Wednesday, January 5, 2011

Hemingway guns give insight into Papa

Guns reveal stories about Hemingway’s life


By SABINA DANA PLASSE
Express Staff Writer

“Hemingway’s Guns: The Sporting Arms of Ernest Hemingway” by Silvio Calabi, Steve Helsley and Roger Sanger. Published by A Shooting Sportsman Book. 180 pp $40.

Ernest Hemingway continues to endure as one of America's most admired writers, a celebrity and an avid hunter. Hemingway, an alpha male, was a hunter and conservationist. Shooting was one of his biggest passions. Hemingway owned and used a variety of guns throughout his life, including a .22-caliber Colt Woodsman pistol, .577 Nitro Express big-game rifle, a Winchester Model 12 pump shotgun and a Thompson submachine gun.

The stories of Hemingway's guns, the people with whom he enjoyed hunting and the gun he used to take his life are collected in a new book, "Hemingway's Guns: The Sporting Arms of Ernest Hemingway" by Silvio Calabi, Steve Helsley and Roger Sanger.

"The research for the book led us to discover that Hemingway gave away many guns," said co-author and part-time Ketchum resident Roger Sanger. "When Hemingway died, his wife, Mary, got rid of his guns and sent them to Abercrombie & Fitch, who were a gun broker."

Sanger said the book took two and a half years to compile, with many calls and lots of online research. An instrumental person in finding information was Bud Purdy, who hunted with Hemingway in Idaho.

< "I talked to Bud at his ranch," Sanger said. "He said Papa had guns made in Spain. He would often give these guns away."

The book should find an audience with gun collectors, especially those interested in "blood history."

"People want to know about the guns that killed Al Capone or John Dillinger," Sanger said. "The gun that killed Hemingway was sliced into pieces and is buried under Adam West's house."

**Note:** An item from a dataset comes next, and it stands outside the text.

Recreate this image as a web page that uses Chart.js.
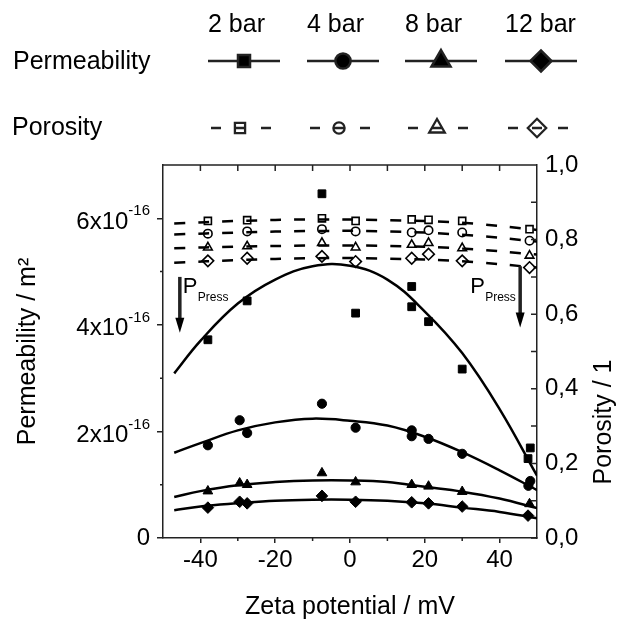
<!DOCTYPE html>
<html>
<head>
<meta charset="utf-8">
<script src="https://cdn.jsdelivr.net/npm/chart.js@4/dist/chart.umd.min.js"></script>
<style>
  html, body { margin: 0; padding: 0; background: #fff; }
  canvas { display: block; }
</style>
</head>
<body>
<canvas id="chart" width="620" height="620"></canvas>
<script>
const FONT = 'Arial, "Liberation Sans", sans-serif';

const pressures = ["2 bar", "4 bar", "8 bar", "12 bar"];

// measured permeability, in units of 1e-16 m2, against zeta potential (mV)
const zeta2 = [-38, -27.5, -7.5, 1.5, 16.5, 16.5, 21, 30, 48.2, 47.6];
const perm2 = [3.72, 4.45, 6.46, 4.22, 4.72, 4.34, 4.06, 3.17, 1.69, 1.49];
const zeta4 = [-38, -29.5, -27.5, -7.5, 1.5, 16.5, 16.5, 21, 30, 48.2, 47.7];
const perm4 = [1.74, 2.21, 1.97, 2.52, 2.07, 2.02, 1.91, 1.86, 1.58, 1.07, 0.98];
const zeta8 = [-38, -29.5, -27.5, -7.5, 1.5, 16.5, 21, 30, 48];
const perm8 = [0.88, 1.03, 1.00, 1.22, 1.05, 1.00, 0.97, 0.87, 0.64];
const zeta12 = [-38, -29.5, -27.5, -7.5, 1.5, 16.5, 21, 30, 47.6];
const perm12 = [0.57, 0.68, 0.65, 0.79, 0.68, 0.67, 0.65, 0.59, 0.42];

// fitted permeability curves
const fitZeta = [-47, -40, -30, -20, -10, 0, 10, 20, 30, 40, 50];
const fit2 = [3.09, 3.70, 4.40, 4.85, 5.10, 5.11, 4.85, 4.25, 3.47, 2.42, 1.17];
const fit4 = [1.60, 1.78, 2.02, 2.17, 2.24, 2.20, 2.11, 1.90, 1.61, 1.27, 0.90];
const fit8 = [0.77, 0.88, 0.99, 1.05, 1.08, 1.08, 1.05, 0.96, 0.87, 0.74, 0.56];
const fit12 = [0.52, 0.59, 0.65, 0.70, 0.72, 0.72, 0.70, 0.65, 0.57, 0.49, 0.37];

// measured porosity
const porZeta = [-38, -27.5, -7.5, 1.5, 16.5, 21, 30, 48];
const por2 = [0.850, 0.852, 0.857, 0.850, 0.854, 0.853, 0.850, 0.828];
const por4 = [0.816, 0.822, 0.828, 0.822, 0.819, 0.825, 0.819, 0.797];
const por8 = [0.779, 0.782, 0.791, 0.779, 0.786, 0.791, 0.777, 0.757];
const por12 = [0.743, 0.750, 0.755, 0.741, 0.750, 0.761, 0.743, 0.725];

// fitted porosity curves
const porFitZeta = [-47, -30, -10, 10, 30, 50];
const porFit2 = [0.843, 0.850, 0.854, 0.852, 0.845, 0.826];
const porFit4 = [0.814, 0.819, 0.823, 0.822, 0.813, 0.795];
const porFit8 = [0.777, 0.781, 0.784, 0.783, 0.776, 0.760];
const porFit12 = [0.738, 0.745, 0.750, 0.749, 0.742, 0.725];

// axes
const xTicks = [-40, -20, 0, 20, 40];
const xMinor = [-30, -10, 10, 30];
const yTicks = [0, 2, 4, 6];
const yTickLabels = ["0", "2x10", "4x10", "6x10"];
const yTickExp = ["", "-16", "-16", "-16"];
const yMinor = [1, 3, 5];
const y2Ticks = [0, 0.2, 0.4, 0.6, 0.8, 1.0];
const y2Minor = [0.1, 0.3, 0.5, 0.7, 0.9];

// pressing direction arrows (zeta, top, tip in 1e-16 m2)
const pressArrows = [
  { x: -45.5, from: 4.9, to: 3.85 },
  { x: 45.5, from: 5.1, to: 3.95 }
];

const markers = ["rect", "circle", "triangle", "rectRot"];
const permRadius = [5.5, 4.6, 5.6, 5.8];
const porRadius = [5, 4.2, 5, 5.8];

const permZeta = [zeta2, zeta4, zeta8, zeta12];
const permVals = [perm2, perm4, perm8, perm12];
const permFits = [fit2, fit4, fit8, fit12];
const porVals = [por2, por4, por8, por12];
const porFits = [porFit2, porFit4, porFit8, porFit12];

const pts = (xs, ys) => xs.map((x, i) => ({ x: x, y: ys[i] }));
const black = "#000";
const axisColor = "#222";

const datasets = [];
pressures.forEach((p, i) => {
  datasets.push({
    label: "Permeability " + p,
    data: pts(permZeta[i], permVals[i]),
    yAxisID: "y",
    showLine: false,
    pointStyle: markers[i],
    pointRadius: permRadius[i],
    backgroundColor: black,
    borderColor: black,
    borderWidth: 1,
    order: 0
  });
  datasets.push({
    label: "Porosity " + p,
    data: pts(porZeta, porVals[i]),
    yAxisID: "y2",
    showLine: false,
    pointStyle: markers[i],
    pointRadius: porRadius[i],
    backgroundColor: "rgba(0,0,0,0)",
    borderColor: black,
    borderWidth: 1.6,
    order: 1
  });
  datasets.push({
    label: "Permeability fit " + p,
    data: pts(fitZeta, permFits[i]),
    yAxisID: "y",
    pointRadius: 0,
    borderColor: black,
    borderWidth: 2.5,
    tension: 0.4,
    fill: false,
    order: 2
  });
  datasets.push({
    label: "Porosity fit " + p,
    data: pts(porFitZeta, porFits[i]),
    yAxisID: "y2",
    pointRadius: 0,
    borderColor: black,
    borderWidth: 2.5,
    borderDash: [11, 13],
    tension: 0.4,
    fill: false,
    order: 3
  });
});

// minor / inward ticks, top frame line, labels drawn by hand
const frame = {
  id: "frame",
  afterDraw(chart) {
    const { ctx, chartArea: a, scales } = chart;
    const x = scales.x, y = scales.y, y2 = scales.y2;
    ctx.save();
    ctx.strokeStyle = axisColor;
    ctx.lineWidth = 1.5;
    ctx.beginPath();
    ctx.moveTo(a.left, a.top);
    ctx.lineTo(a.right, a.top);
    xMinor.forEach(v => {
      const px = x.getPixelForValue(v);
      ctx.moveTo(px, a.bottom);
      ctx.lineTo(px, a.bottom + 3);
    });
    xTicks.concat(xMinor).forEach(v => {
      const px = x.getPixelForValue(v);
      ctx.moveTo(px, a.top);
      ctx.lineTo(px, a.top + 6);
    });
    yMinor.forEach(v => {
      const py = y.getPixelForValue(v);
      ctx.moveTo(a.left, py);
      ctx.lineTo(a.left - 3, py);
    });
    y2Ticks.concat(y2Minor).forEach(v => {
      const py = y2.getPixelForValue(v);
      ctx.moveTo(a.right, py);
      ctx.lineTo(a.right - 6, py);
    });
    ctx.stroke();

    // left tick labels with exponent
    ctx.fillStyle = black;
    ctx.textBaseline = "middle";
    yTicks.forEach((v, i) => {
      const py = y.getPixelForValue(v);
      const right = 150;
      if (!yTickExp[i]) {
        ctx.font = "24px " + FONT;
        ctx.textAlign = "right";
        ctx.fillText(yTickLabels[i], right, py);
        return;
      }
      ctx.font = "15px " + FONT;
      const w = ctx.measureText(yTickExp[i]).width;
      ctx.textAlign = "left";
      ctx.fillText(yTickExp[i], right - w, py - 7);
      ctx.font = "24px " + FONT;
      ctx.textAlign = "right";
      ctx.fillText(yTickLabels[i], right - w, py + 4);
    });

    // right axis title, reading upwards
    ctx.save();
    ctx.translate(604, 422);
    ctx.rotate(-Math.PI / 2);
    ctx.font = "25px " + FONT;
    ctx.textAlign = "center";
    ctx.fillText("Porosity / 1", 0, 0);
    ctx.restore();

    // P_Press arrows
    pressArrows.forEach((ar, i) => {
      const px = x.getPixelForValue(ar.x);
      const top = y.getPixelForValue(ar.from);
      const tip = y.getPixelForValue(ar.to);
      ctx.lineWidth = 3.5;
      ctx.beginPath();
      ctx.moveTo(px, top);
      ctx.lineTo(px, tip - 12);
      ctx.stroke();
      ctx.beginPath();
      ctx.moveTo(px - 4.5, tip - 15);
      ctx.lineTo(px + 4.5, tip - 15);
      ctx.lineTo(px, tip);
      ctx.closePath();
      ctx.fill();
      const tx = i === 0 ? px + 3 : px - 50;
      ctx.textAlign = "left";
      ctx.textBaseline = "alphabetic";
      ctx.font = "22px " + FONT;
      ctx.fillText("P", tx, 293);
      ctx.font = "12px " + FONT;
      ctx.fillText("Press", tx + 15, 301);
    });

    // legend
    const starts = [208, 307, 405, 505];
    ctx.font = "25px " + FONT;
    ctx.textAlign = "left";
    ctx.textBaseline = "middle";
    ctx.fillText("Permeability", 13, 62);
    ctx.fillText("Porosity", 12, 128);
    pressures.forEach((p, i) => {
      const sx = starts[i];
      ctx.fillStyle = black;
      ctx.fillText(p, sx, 25);
      ctx.lineWidth = 2.5;
      ctx.setLineDash([]);
      ctx.beginPath();
      ctx.moveTo(sx, 61);
      ctx.lineTo(sx + 72, 61);
      ctx.moveTo(sx + 3, 128);
      ctx.lineTo(sx + 13, 128);
      ctx.moveTo(sx + 27, 128);
      ctx.lineTo(sx + 37, 128);
      ctx.moveTo(sx + 53, 128);
      ctx.lineTo(sx + 63, 128);
      ctx.stroke();
      const bigR = [8.5, 7.6, 11, 10.5][i];
      ctx.fillStyle = black;
      Chart.helpers.drawPoint(ctx, { pointStyle: markers[i], radius: bigR, rotation: 0, borderWidth: 1 }, sx + 36, 61);
      const openR = [7.2, 5.6, 9, 9.2][i];
      ctx.fillStyle = "rgba(0,0,0,0)";
      ctx.lineWidth = 2.3;
      Chart.helpers.drawPoint(ctx, { pointStyle: markers[i], radius: openR, rotation: 0, borderWidth: 2.3 }, sx + 32, 128);
    });
    ctx.restore();
  }
};

new Chart(document.getElementById("chart").getContext("2d"), {
  type: "line",
  data: { datasets: datasets },
  options: {
    responsive: false,
    animation: false,
    events: [],
    layout: { padding: { top: 165, left: 0, right: 0, bottom: 0 } },
    plugins: { legend: { display: false }, tooltip: { enabled: false } },
    scales: {
      x: {
        type: "linear",
        position: "bottom",
        min: -50,
        max: 50,
        afterFit: s => { s.height = 82; },
        afterBuildTicks: s => { s.ticks = xTicks.map(v => ({ value: v })); },
        ticks: { font: { family: FONT, size: 24 }, color: black, padding: 3, maxRotation: 0, autoSkip: false },
        grid: { drawOnChartArea: false, drawTicks: true, tickLength: 5, color: axisColor, lineWidth: 1.5 },
        border: { color: axisColor, width: 1.5 },
        title: { display: true, text: "Zeta potential / mV", color: black, font: { family: FONT, size: 25, lineHeight: 1 }, padding: { top: 0, bottom: 0 } }
      },
      y: {
        type: "linear",
        position: "left",
        min: 0,
        max: 7,
        afterFit: s => { s.width = 163; },
        afterBuildTicks: s => { s.ticks = yTicks.map(v => ({ value: v })); },
        ticks: { callback: () => "", font: { family: FONT, size: 24 } },
        grid: { drawOnChartArea: false, drawTicks: true, tickLength: 6, color: axisColor, lineWidth: 1.5 },
        border: { color: axisColor, width: 1.5 },
        title: { display: true, text: "Permeability / m²", color: black, font: { family: FONT, size: 25, lineHeight: 1 }, padding: { top: 16, bottom: 0 } }
      },
      y2: {
        type: "linear",
        position: "right",
        min: 0,
        max: 1,
        afterFit: s => { s.width = 83; },
        afterBuildTicks: s => { s.ticks = y2Ticks.map(v => ({ value: v })); },
        ticks: { callback: v => v.toFixed(1).replace(".", ","), font: { family: FONT, size: 24 }, color: black, padding: 8 },
        grid: { drawOnChartArea: false, drawTicks: false },
        border: { color: axisColor, width: 1.5 }
      }
    }
  },
  plugins: [frame]
});
</script>
</body>
</html>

He said the book is more than a history of Hemingway guns, it's also a history of people and photos collected from all over.

"There are stories about Hemingway shooting magpies off a deck at Silver Creek and rabbit hunts on farms around Idaho when it was legal to do so," Sanger said. "Hemingway would always ask permission to hunt. He would perform random acts of kindness, giving farmers food or fixing their autos."

Sanger said he didn't think Hemingway owned many possessions and was not a hoarder, but guns were important to him.

"The stigma of a gun should not keep people from reading the book," Sanger said. "There are a lot of photos collected in the book because Hemingway was a major celebrity of his time."

The book is available for $40 at Silver Creek Outfitters and Iconoclast Books in Ketchum and online.